§ **TO DO**: The entries are to be returned exactly, with images left out.
>> start
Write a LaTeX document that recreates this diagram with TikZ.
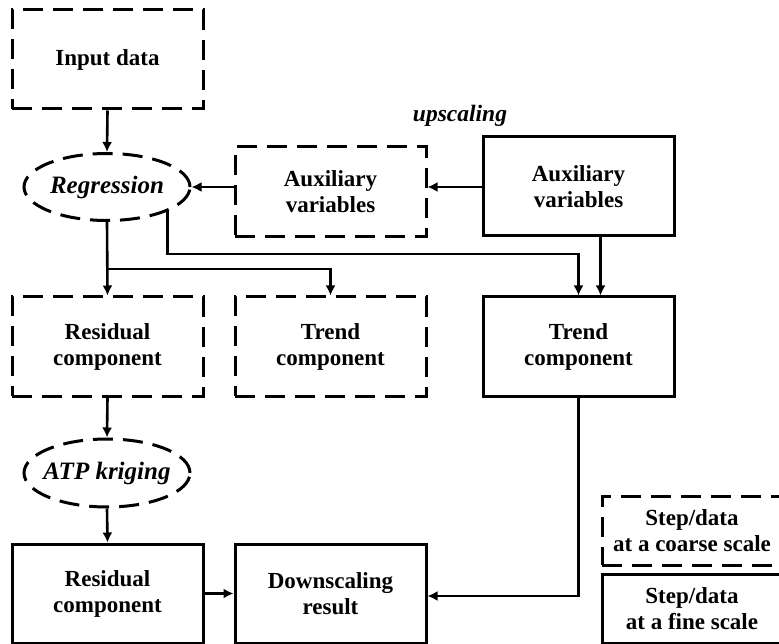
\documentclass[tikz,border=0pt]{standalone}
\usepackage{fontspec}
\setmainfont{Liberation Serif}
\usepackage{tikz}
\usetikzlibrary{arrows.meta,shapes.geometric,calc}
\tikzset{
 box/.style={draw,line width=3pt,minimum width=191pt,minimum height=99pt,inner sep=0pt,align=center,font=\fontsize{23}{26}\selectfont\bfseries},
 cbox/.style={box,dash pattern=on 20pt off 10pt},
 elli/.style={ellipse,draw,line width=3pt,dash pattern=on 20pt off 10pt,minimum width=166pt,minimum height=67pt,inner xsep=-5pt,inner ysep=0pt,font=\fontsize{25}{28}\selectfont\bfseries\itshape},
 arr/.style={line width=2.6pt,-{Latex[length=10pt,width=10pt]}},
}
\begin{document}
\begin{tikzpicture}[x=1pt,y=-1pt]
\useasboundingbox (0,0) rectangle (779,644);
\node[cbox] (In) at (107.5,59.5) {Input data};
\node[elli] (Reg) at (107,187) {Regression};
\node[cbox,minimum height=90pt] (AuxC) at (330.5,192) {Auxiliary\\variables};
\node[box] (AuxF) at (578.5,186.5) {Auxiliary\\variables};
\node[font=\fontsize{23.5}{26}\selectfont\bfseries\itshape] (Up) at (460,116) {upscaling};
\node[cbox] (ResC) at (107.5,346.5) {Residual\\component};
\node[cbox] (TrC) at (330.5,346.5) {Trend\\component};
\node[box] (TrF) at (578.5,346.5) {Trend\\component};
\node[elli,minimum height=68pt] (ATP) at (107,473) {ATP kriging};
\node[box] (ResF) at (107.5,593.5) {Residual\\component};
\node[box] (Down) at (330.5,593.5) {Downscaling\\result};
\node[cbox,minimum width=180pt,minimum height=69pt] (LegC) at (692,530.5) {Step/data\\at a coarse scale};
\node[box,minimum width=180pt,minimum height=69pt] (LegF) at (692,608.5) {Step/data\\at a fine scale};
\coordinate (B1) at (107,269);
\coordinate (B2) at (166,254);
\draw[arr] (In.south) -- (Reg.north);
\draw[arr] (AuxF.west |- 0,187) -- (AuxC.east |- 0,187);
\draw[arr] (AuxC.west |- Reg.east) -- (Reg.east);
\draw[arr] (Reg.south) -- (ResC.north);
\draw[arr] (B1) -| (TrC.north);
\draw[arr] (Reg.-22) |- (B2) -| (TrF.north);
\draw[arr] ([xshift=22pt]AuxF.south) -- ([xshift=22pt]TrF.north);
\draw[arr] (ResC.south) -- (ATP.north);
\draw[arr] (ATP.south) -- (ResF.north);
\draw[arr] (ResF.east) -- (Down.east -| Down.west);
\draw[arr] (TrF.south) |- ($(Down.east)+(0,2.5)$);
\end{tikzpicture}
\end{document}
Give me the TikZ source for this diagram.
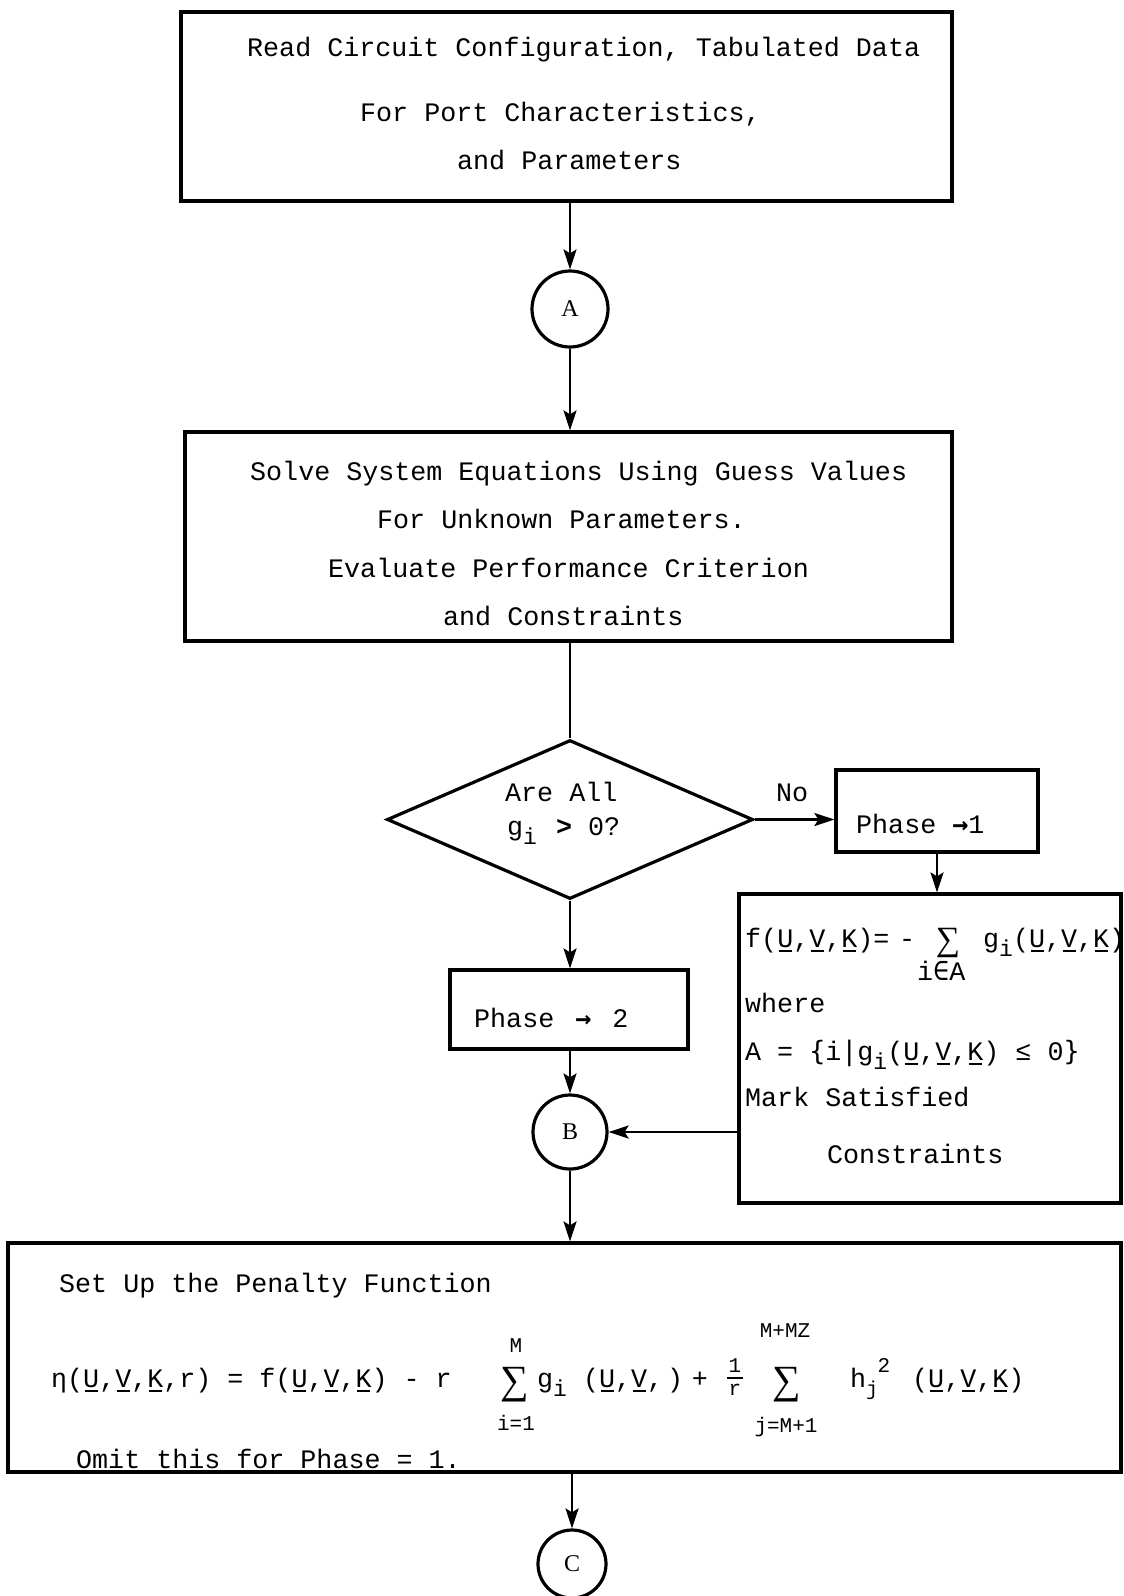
>> end
§ **ANSWER TO THE PROBLEM**:
Write a LaTeX document that recreates this diagram with TikZ.
\documentclass[tikz,border=0pt]{standalone}
\usepackage{fontspec}
\setmainfont{Liberation Serif}
\usepackage{tikz}
\usetikzlibrary{arrows.meta,shapes.geometric,calc}
\tikzset{
 box/.style={draw,line width=3pt,minimum width=191pt,minimum height=99pt,inner sep=0pt,align=center,font=\fontsize{23}{26}\selectfont\bfseries},
 cbox/.style={box,dash pattern=on 20pt off 10pt},
 elli/.style={ellipse,draw,line width=3pt,dash pattern=on 20pt off 10pt,minimum width=166pt,minimum height=67pt,inner xsep=-5pt,inner ysep=0pt,font=\fontsize{25}{28}\selectfont\bfseries\itshape},
 arr/.style={line width=2.6pt,-{Latex[length=10pt,width=10pt]}},
}
\begin{document}
\begin{tikzpicture}[x=1pt,y=-1pt]
\useasboundingbox (0,0) rectangle (779,644);
\node[cbox] (In) at (107.5,59.5) {Input data};
\node[elli] (Reg) at (107,187) {Regression};
\node[cbox,minimum height=90pt] (AuxC) at (330.5,192) {Auxiliary\\variables};
\node[box] (AuxF) at (578.5,186.5) {Auxiliary\\variables};
\node[font=\fontsize{23.5}{26}\selectfont\bfseries\itshape] (Up) at (460,116) {upscaling};
\node[cbox] (ResC) at (107.5,346.5) {Residual\\component};
\node[cbox] (TrC) at (330.5,346.5) {Trend\\component};
\node[box] (TrF) at (578.5,346.5) {Trend\\component};
\node[elli,minimum height=68pt] (ATP) at (107,473) {ATP kriging};
\node[box] (ResF) at (107.5,593.5) {Residual\\component};
\node[box] (Down) at (330.5,593.5) {Downscaling\\result};
\node[cbox,minimum width=180pt,minimum height=69pt] (LegC) at (692,530.5) {Step/data\\at a coarse scale};
\node[box,minimum width=180pt,minimum height=69pt] (LegF) at (692,608.5) {Step/data\\at a fine scale};
\coordinate (B1) at (107,269);
\coordinate (B2) at (166,254);
\draw[arr] (In.south) -- (Reg.north);
\draw[arr] (AuxF.west |- 0,187) -- (AuxC.east |- 0,187);
\draw[arr] (AuxC.west |- Reg.east) -- (Reg.east);
\draw[arr] (Reg.south) -- (ResC.north);
\draw[arr] (B1) -| (TrC.north);
\draw[arr] (Reg.-22) |- (B2) -| (TrF.north);
\draw[arr] ([xshift=22pt]AuxF.south) -- ([xshift=22pt]TrF.north);
\draw[arr] (ResC.south) -- (ATP.north);
\draw[arr] (ATP.south) -- (ResF.north);
\draw[arr] (ResF.east) -- (Down.east -| Down.west);
\draw[arr] (TrF.south) |- ($(Down.east)+(0,2.5)$);
\end{tikzpicture}
\end{document}
Give me the TikZ source for this diagram.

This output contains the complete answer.